Being a disciple takes discipline, which is a form of word disciple. Jesus said, “deny yourself and follow me.” It is so easy for us to fall into the traps of this world and follow some group or collective ego mentality. The American dream is to have a job, home, and a family, but in a way that seems almost deceitful.
Finding a spouse and staying with them for life is mostly something from the past, as in the days of my grandparents. There are two driving forces of men, which is to seek pleasure and avoid pain. The most used one is avoiding pain with prescription medicines, alcohol, and street drugs. Of course, hedonism involves finding pleasure, as in sex, and the feelings you get from those three things I mention in the previous sentence, of prescription and street drugs as well as alcohol.
I will tell you that back in the days of my grandparents most couples spent lifetimes together and even slept in separate beds. Consummation did not happen for a year or more into the marriage. Courting a woman was the rule of thumb back in the day. Now we have too many dating applications and meet people online, who we have no way of knowing whether they are who they claim to be. It is so easy to dupe men and women into believing anything online nowadays. Even back in my high school days, dating involved meeting someone in person first. Of course, I went to an all boy Catholic high school, and if you did not attend any socials or meet a Catholic girl in grade or parochial school and high school, through friends or family, and get a close friendship, you were well on your own. Too, the all-girl Catholic school was right down the road. I was shy back then, even though I liked girls a lot. I was atrociously geeky and played in the band in high school and excelled in art in grade school. Thus, I was far from boyfriend material. The problem is that I already started using street drugs and alcohol and came to abuse them. I became selfishly self-pleasing, and my first adult sexual act was with an initiating prostitute while serving in the military while stationed in Colorado. Of course, after that my life continually went downhill for many years. Physical and substance abuse led me to experience psychological suffering all those years until a most recent spiritual awakening, which is still in the process of unfolding.

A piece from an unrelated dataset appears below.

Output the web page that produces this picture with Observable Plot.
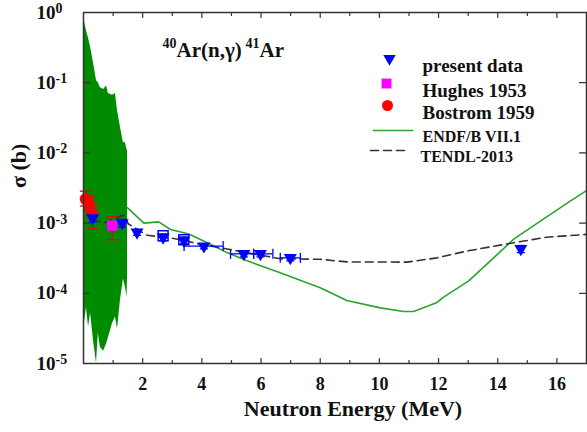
<!DOCTYPE html>
<html><head><meta charset="utf-8">
<script src="https://cdn.jsdelivr.net/npm/d3@7"></script>
<script src="https://cdn.jsdelivr.net/npm/@observablehq/plot@0.6"></script>
<style>body{margin:0;background:#fff}#chart{width:587px;height:432px}</style>
</head><body><div id="chart"></div><script>
// ---- data ----
const presentE  = [0.31, 1.31, 1.81, 2.69, 3.39, 4.07, 5.42, 5.98, 6.99, 14.78];
const presentS  = [1.18e-3, 1.00e-3, 7.4e-4, 6.3e-4, 5.7e-4, 4.7e-4, 3.65e-4, 3.65e-4, 3.2e-4, 4.3e-4];
const presentLo = [1.03e-3, 0.88e-3, 6.7e-4, 5.6e-4, 5.1e-4, 4.3e-4, 3.3e-4, 3.3e-4, 2.9e-4, 3.8e-4];
const presentHi = [1.34e-3, 1.13e-3, 8.1e-4, 7.0e-4, 6.3e-4, 5.1e-4, 4.0e-4, 4.0e-4, 3.5e-4, 4.8e-4];
const presentEmin = [null, null, null, null, null, 3.40, 4.97, 5.75, 6.65, null];
const presentEmax = [null, null, null, null, null, 4.72, 5.75, 6.40, 7.33, null];
const squareE = [2.69, 3.39];
const squareS = [6.6e-4, 5.8e-4];
const hughesE = [0.97];
const hughesS = [9.2e-4];
const hughesLo = [5.8e-4];
const hughesHi = [1.23e-3];
const bostromE = [0.08, 0.18, 0.30];
const bostromS = [2.2e-3, 1.9e-3, 1.35e-3];
const bostromLo = [1.75e-3, 1.5e-3, 8.3e-4];
const bostromHi = [2.85e-3, 2.4e-3, 1.75e-3];
// ENDF/B-VII.1 resonance region envelope
const resE  = [0.03, 0.10, 0.17, 0.24, 0.34, 0.44, 0.50, 0.57, 0.68, 0.78, 0.84, 0.98, 1.08, 1.15, 1.25, 1.35, 1.42, 1.47, 1.49];
const resHi = [0.75, 0.55, 0.43, 0.32, 0.19, 0.107, 0.10, 0.085, 0.08, 0.09, 0.07, 0.066, 0.07, 0.04, 0.023, 0.014, 0.014, 0.011, 0.011];
const resLo = [3.7e-5, 6.3e-5, 3.3e-5, 5.2e-5, 2.1e-5, 1.0e-5, 2.7e-5, 1.7e-5, 1.5e-5, 1.9e-5, 2.3e-5, 3.7e-5, 4.6e-5, 3.1e-5, 8e-5, 1.6e-4, 1.2e-4, 8.7e-5, 1.8e-4];
// ENDF/B-VII.1 smooth part
const endfE = [1.49, 2.04, 2.54, 2.94, 3.56, 4.29, 4.85, 5.53, 6.6, 8.0, 8.9, 10.03, 10.82, 11.16, 11.95, 12.17, 13.02, 13.86, 14.54, 15.44, 16.45, 17.0];
const endfS = [1.65e-3, 1.0e-3, 1.04e-3, 8.1e-4, 7.0e-4, 5.0e-4, 3.8e-4, 2.9e-4, 2.0e-4, 1.2e-4, 7.9e-5, 6.2e-5, 5.5e-5, 5.5e-5, 7.4e-5, 8.8e-5, 1.5e-4, 3.2e-4, 5.9e-4, 1.07e-3, 2.06e-3, 2.9e-3];
// TENDL-2013
const tendlE = [0.29, 0.68, 1.35, 1.52, 2.15, 3.05, 3.95, 4.63, 6.65, 8.0, 8.9, 10.93, 11.95, 12.96, 14.54, 15.66, 17.0];
const tendlS = [1.14e-3, 1.0e-3, 1.3e-3, 9.7e-4, 6.7e-4, 6.05e-4, 5.0e-4, 4.45e-4, 3.1e-4, 3.05e-4, 2.8e-4, 2.78e-4, 3.2e-4, 4.0e-4, 5.25e-4, 6.3e-4, 6.9e-4];
// axes
const xMajor = [2, 4, 6, 8, 10, 12, 14, 16];
const xMinor = [1, 3, 5, 7, 9, 11, 13, 15];
const yTicks = [1e-5, 1e-4, 1e-3, 1e-2, 1e-1, 1];
const yExp = ["-5", "-4", "-3", "-2", "-1", "0"];
const legendLabels = ["present data", "Hughes 1953", "Bostrom 1959", "ENDF/B VII.1", "TENDL-2013"];

// ---- tables ----
const present = presentE.map((E, i) => ({E, s: presentS[i], lo: presentLo[i], hi: presentHi[i], emin: presentEmin[i], emax: presentEmax[i]}));
const presentH = present.filter(d => d.emin != null);
const squares = squareE.map((E, i) => ({E, s: squareS[i]}));
const hughes = hughesE.map((E, i) => ({E, s: hughesS[i], lo: hughesLo[i], hi: hughesHi[i]}));
const bostrom = bostromE.map((E, i) => ({E, s: bostromS[i], lo: bostromLo[i], hi: bostromHi[i]}));
const redBars = [...hughes, ...bostrom];
const res = resE.map((E, i) => ({E, lo: resLo[i], hi: resHi[i]}));
const endf = endfE.map((E, i) => ({E, s: endfS[i]}));
const tendl = tendlE.map((E, i) => ({E, s: tendlS[i]}));

// ---- shapes ----
const lineShape = {draw(ctx, l) { ctx.moveTo(0, 0); ctx.lineTo(0, -l); }};
const hCap = w => ({draw(ctx) { ctx.moveTo(-w, 0); ctx.lineTo(w, 0); }});
const vCap = h => ({draw(ctx) { ctx.moveTo(0, -h); ctx.lineTo(0, h); }});
const downTri = {draw(ctx, size) {
  const y = Math.sqrt(size / (Math.sqrt(3) * 3));
  ctx.moveTo(0, 2 * y); ctx.lineTo(-Math.sqrt(3) * y, -y); ctx.lineTo(Math.sqrt(3) * y, -y); ctx.closePath();
}};

const FONT = "Liberation Serif";
const AX = "#333";
const BLUE = "#0000ff", RED = "#ff0000", REDBAR = "#d01010", MAG = "#ff00ff", GREEN = "#2aa52a", GREENFILL = "#008c00";
const T = {fontFamily: FONT, fontWeight: "bold", fill: "#111"};

const chart = Plot.plot({
  width: 587, height: 432,
  marginLeft: 83, marginRight: 1, marginTop: 12, marginBottom: 69,
  style: {fontFamily: FONT, fontWeight: "bold", color: "#111", background: "#fff"},
  x: {domain: [0, 17], axis: null},
  y: {type: "log", domain: [1e-5, 1], axis: null},
  marks: [
    // ENDF resonance region
    Plot.areaY(res, {x: "E", y1: "lo", y2: "hi", fill: GREENFILL, curve: "linear"}),
    Plot.line(endf, {x: "E", y: "s", stroke: GREEN, strokeWidth: 1.6}),
    Plot.line(tendl, {x: "E", y: "s", stroke: AX, strokeWidth: 1.6, strokeDasharray: "8,5"}),
    // red error bars (Hughes, Bostrom)
    Plot.ruleX(redBars, {x: "E", y1: "lo", y2: "hi", stroke: REDBAR, strokeWidth: 1.3}),
    Plot.dot(redBars, {x: "E", y: "lo", symbol: hCap(6), stroke: REDBAR, fill: "none", strokeWidth: 1.3}),
    Plot.dot(redBars, {x: "E", y: "hi", symbol: hCap(6), stroke: REDBAR, fill: "none", strokeWidth: 1.3}),
    // present data error bars
    Plot.ruleX(present, {x: "E", y1: "lo", y2: "hi", stroke: BLUE, strokeWidth: 1.3}),
    Plot.dot(present, {x: "E", y: "lo", symbol: hCap(4), stroke: BLUE, fill: "none", strokeWidth: 1.3}),
    Plot.dot(present, {x: "E", y: "hi", symbol: hCap(4), stroke: BLUE, fill: "none", strokeWidth: 1.3}),
    Plot.ruleY(presentH, {y: "s", x1: "emin", x2: "emax", stroke: BLUE, strokeWidth: 1.3}),
    Plot.dot(presentH, {x: "emin", y: "s", symbol: vCap(5), stroke: BLUE, fill: "none", strokeWidth: 1.3}),
    Plot.dot(presentH, {x: "emax", y: "s", symbol: vCap(5), stroke: BLUE, fill: "none", strokeWidth: 1.3}),
    // open squares
    Plot.dot(squares, {x: "E", y: "s", symbol: "square", r: 5.6, stroke: BLUE, fill: "none", strokeWidth: 1.5}),
    // points
    Plot.dot(bostrom, {x: "E", y: "s", r: 6.2, fill: RED, stroke: "none"}),
    Plot.dot(hughes, {x: "E", y: "s", symbol: "square", r: 5.8, fill: MAG, stroke: "none"}),
    Plot.dot(present, {x: "E", y: "s", symbol: downTri, r: 4.8, fill: BLUE, stroke: "none"}),
    // frame
    Plot.frame({stroke: AX, strokeWidth: 1.5}),
    // ticks (inward)
    Plot.vector(xMajor, {x: d => d, frameAnchor: "bottom", anchor: "start", rotate: 0, length: 5, shape: lineShape, stroke: AX, strokeWidth: 1.2}),
    Plot.vector(xMinor, {x: d => d, frameAnchor: "bottom", anchor: "start", rotate: 0, length: 3, shape: lineShape, stroke: AX, strokeWidth: 1.2}),
    Plot.vector(xMajor, {x: d => d, frameAnchor: "top", anchor: "start", rotate: 180, length: 5, shape: lineShape, stroke: AX, strokeWidth: 1.2}),
    Plot.vector(xMinor, {x: d => d, frameAnchor: "top", anchor: "start", rotate: 180, length: 3, shape: lineShape, stroke: AX, strokeWidth: 1.2}),
    Plot.vector(yTicks, {y: d => d, frameAnchor: "left", anchor: "start", rotate: 90, length: 6, shape: lineShape, stroke: AX, strokeWidth: 1.2}),
    Plot.vector(yTicks, {y: d => d, frameAnchor: "right", anchor: "start", rotate: -90, length: 7, shape: lineShape, stroke: AX, strokeWidth: 1.2}),
    // tick labels
    Plot.text(xMajor, {x: d => d, text: d => String(d), frameAnchor: "bottom", dy: 26, fontSize: 18, ...T}),
    Plot.text(yTicks, {y: d => d, text: () => "10", frameAnchor: "left", textAnchor: "end", dx: -28, fontSize: 19, ...T}),
    Plot.text(yTicks, {y: d => d, text: (d, i) => yExp[i], frameAnchor: "left", textAnchor: "start", dx: -28, dy: -4, fontSize: 14, ...T}),
    // axis titles
    Plot.text(["Neutron Energy (MeV)"], {frameAnchor: "bottom", dx: 18, dy: 52, fontSize: 22, ...T}),
    Plot.text(["σ (b)"], {frameAnchor: "left", dx: -65, rotate: -90, fontSize: 22, ...T}),
    // in-plot title 40Ar(n,γ)41Ar
    Plot.text(["40"], {frameAnchor: "top-left", textAnchor: "start", lineAnchor: "bottom", dx: 79, dy: 35, fontSize: 14, ...T}),
    Plot.text(["Ar(n,γ)"], {frameAnchor: "top-left", textAnchor: "start", lineAnchor: "bottom", dx: 93, dy: 44, fontSize: 21, ...T}),
    Plot.text(["41"], {frameAnchor: "top-left", textAnchor: "start", lineAnchor: "bottom", dx: 162, dy: 35, fontSize: 14, ...T}),
    Plot.text(["Ar"], {frameAnchor: "top-left", textAnchor: "start", lineAnchor: "bottom", dx: 176, dy: 44, fontSize: 21, ...T}),
    // legend
    Plot.dot([0], {frameAnchor: "top-left", dx: 306, dy: 46, symbol: downTri, r: 4.6, fill: BLUE, stroke: "none"}),
    Plot.dot([0], {frameAnchor: "top-left", dx: 303, dy: 71, symbol: "square", r: 5.6, fill: MAG, stroke: "none"}),
    Plot.dot([0], {frameAnchor: "top-left", dx: 304, dy: 93, r: 5.5, fill: RED, stroke: "none"}),
    Plot.vector([0], {frameAnchor: "top-left", dx: 290, dy: 118, anchor: "start", rotate: 90, length: 39, shape: lineShape, stroke: GREEN, strokeWidth: 1.6}),
    Plot.vector([0], {frameAnchor: "top-left", dx: 287, dy: 138, anchor: "start", rotate: 90, length: 36, shape: lineShape, stroke: AX, strokeWidth: 1.6, strokeDasharray: "8,5"}),
    Plot.text([legendLabels[0]], {frameAnchor: "top-left", textAnchor: "start", dx: 339, dy: 46, fontSize: 19, ...T}),
    Plot.text([legendLabels[1]], {frameAnchor: "top-left", textAnchor: "start", dx: 339, dy: 71, fontSize: 19, ...T}),
    Plot.text([legendLabels[2]], {frameAnchor: "top-left", textAnchor: "start", dx: 339, dy: 93, fontSize: 19, ...T}),
    Plot.text([legendLabels[3]], {frameAnchor: "top-left", textAnchor: "start", dx: 339, dy: 118, fontSize: 16, ...T}),
    Plot.text([legendLabels[4]], {frameAnchor: "top-left", textAnchor: "start", dx: 337, dy: 138, fontSize: 16, ...T})
  ]
});
document.getElementById("chart").appendChild(chart);
</script></body></html>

I got married for the first time in 2014, at the age of 55 and it was for all the wrong reasons and happened too quickly, so the divorce came about two years later or toward the ending of the honeymoon phase, when we both saw the shadow or devilish side of each other. I also graduated college that same year and became successful working in information technology for a while. Still, I dated more when I moved to a different town in 2023 and know women today, with whom I am keeping close relationships. I am keeping it sacred and going slowly, which is much different than what most of the world does anymore.
The choices of my free will and all the karmic debt I paid over these last sixty-something years along with the spiritual awakening is coming full circle of the truth for who I am.